Here’s to You, Erica Jong! An Author’s Powerful Feminist Voice.

Here’s to You, Erica Jong! An Author’s Powerful Feminist Voice.

Regal Margaret Cavendish, Duchess of Newcastle was the most talked-of ‘learned lady’ of the Restoration period, 1660-1688. She wrote in her own name in a period when most women writers remained anonymous. In her preface to Observations upon Experimental  Philosophy, 1664, Cavendish writes that woman’s wit may equal that of man, and women may be able to learn as easily as men. Cavendish argued that the only difference was that men had more opportunity to educate themselves. This caused a sensation.  Critics thought her mad. If Margaret Cavendish, Duchess of Newcastle, was a groundbreaker in her time, so too, was Erica Jong when she stunned and delighted readers with her jaw-dropping, powerful feminist voice:

 We found ourselves always torn between the mothers in our heads and the women we needed to become simply to stay alive. With one foot in the past and another in the future, we hobbled through first love, motherhood, marriage, divorce, careers, menopause, widowhood —never knowing what or who we were supposed to be, staking out new emotional territory at every turn—like pioneers.
                     —Fear of Fifty: A Midlife Memoir

So wrote Erica Jong, one of my literary heroes. I never realized we lived such parallel paths until researching for this blog: “Russian immigrant (grand)parents, intellectual Jewish household, child of privilege, multiple degrees, artistic career, marriage, daughter—and a turbulent relationship with her mother. A Jewish babe and emotional adventurer.” Neely Tucker, The Washington Post (October 7, 2013.)

I was a junior in college when Jong published her groundbreaking, Fear of Flying.” Like her fictional—and heavily autobiographical—heroine, Isadora Wing, I, too, was trying to figure out my identity as the 2nd wave of feminism rolled in. Thanks to Jong, women authors can be irreverent. For author Min Jin Lee (Free Food for Millionaires, 2007), Jong’s Fear of Flying is a “foundational book: It maintains that a woman should be able to say what she wants to say. Erica’s courage still blows me away.” At the time I was too young to think about the chances Jong took. I only knew that it was comforting to find a character who was struggling with the same shift of cultural norms, and it was energizing to read such intelligent humor and confusion.
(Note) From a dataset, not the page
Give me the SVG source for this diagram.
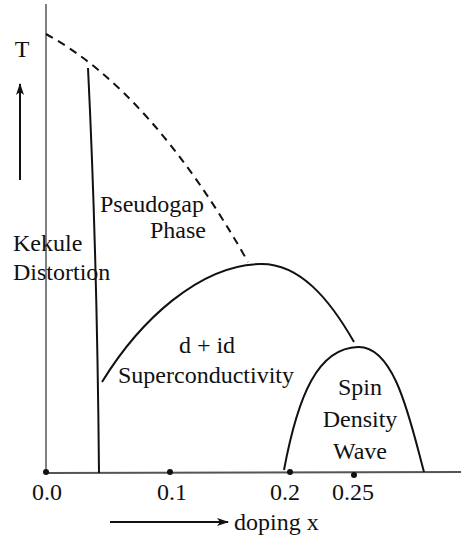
<svg xmlns="http://www.w3.org/2000/svg" width="461" height="542" viewBox="0 0 461 542">
<style>
text{font-family:"Liberation Serif","Times New Roman",serif;font-size:24px;fill:#111}
.c{fill:none;stroke:#111;stroke-width:2}
.ax{fill:none;stroke:#808080;stroke-width:2}
.dot{fill:#111}
</style>
<defs>
<marker id="ah" markerWidth="12" markerHeight="8" refX="11" refY="4" orient="auto" markerUnits="userSpaceOnUse">
<path d="M0,0 L12,4 L0,8 L3,4 Z" fill="#111"/>
</marker>
</defs>
<g id="axes">
<line class="ax" x1="46" y1="4" x2="46" y2="473"/>
<line x1="46" y1="473" x2="461" y2="472" stroke="#555" stroke-width="2"/>
<circle class="dot" cx="46" cy="472" r="3"/>
<circle class="dot" cx="170" cy="472" r="3"/>
<circle class="dot" cx="290" cy="472" r="3"/>
<circle class="dot" cx="354" cy="475" r="3"/>
<text x="47" y="500" text-anchor="middle">0.0</text>
<text x="172" y="500" text-anchor="middle">0.1</text>
<text x="285" y="500" text-anchor="middle">0.2</text>
<text x="353" y="500" text-anchor="middle">0.25</text>
<text x="22" y="57" text-anchor="middle">T</text>
<text x="234" y="530">doping x</text>
</g>
<g id="connectors">
<line x1="20" y1="180" x2="20" y2="84" stroke="#111" stroke-width="2" marker-end="url(#ah)"/>
<line x1="110" y1="522" x2="228" y2="522" stroke="#111" stroke-width="2" marker-end="url(#ah)"/>
<path class="c" d="M46,34 Q152,92 248,262" stroke-dasharray="8,6"/>
<path class="c" d="M88,68 Q97,250 99,473"/>
<path class="c" d="M102,382 C140,320 200,265 260,264 C300,263 330,300 354,342"/>
<path class="c" d="M284,470 C298,395 318,348 358,347 C395,346 410,420 424,472"/>
</g>
<g id="kekule">
<text x="13" y="251">Kekule</text>
<text x="13" y="280">Distortion</text>
</g>
<g id="pseudogap">
<text x="100" y="212">Pseudogap</text>
<text x="150" y="238">Phase</text>
</g>
<g id="sc">
<text x="207" y="353" text-anchor="middle">d + id</text>
<text x="206" y="383" text-anchor="middle">Superconductivity</text>
</g>
<g id="sdw">
<text x="360" y="395" text-anchor="middle">Spin</text>
<text x="360" y="427" text-anchor="middle">Density</text>
<text x="360" y="459" text-anchor="middle">Wave</text>
</g>
</svg>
More from Erica Jong in Fear of Fifty:

“I figure that if I’m confused, you are too. After all, we are the whiplash generation, raised to be Doris Day, yearning in our twenties to be Gloria Steinem, then doomed to raise our midlife sighters in the age of Nancy Reagan and Princess Di. Now it’s Hillary Rodham Clinton thank goodness. But sexism (like athletes’ foot) still flourishes in dark, moist places.”

When I first read Erica Jong,
I think I thought I would never be old.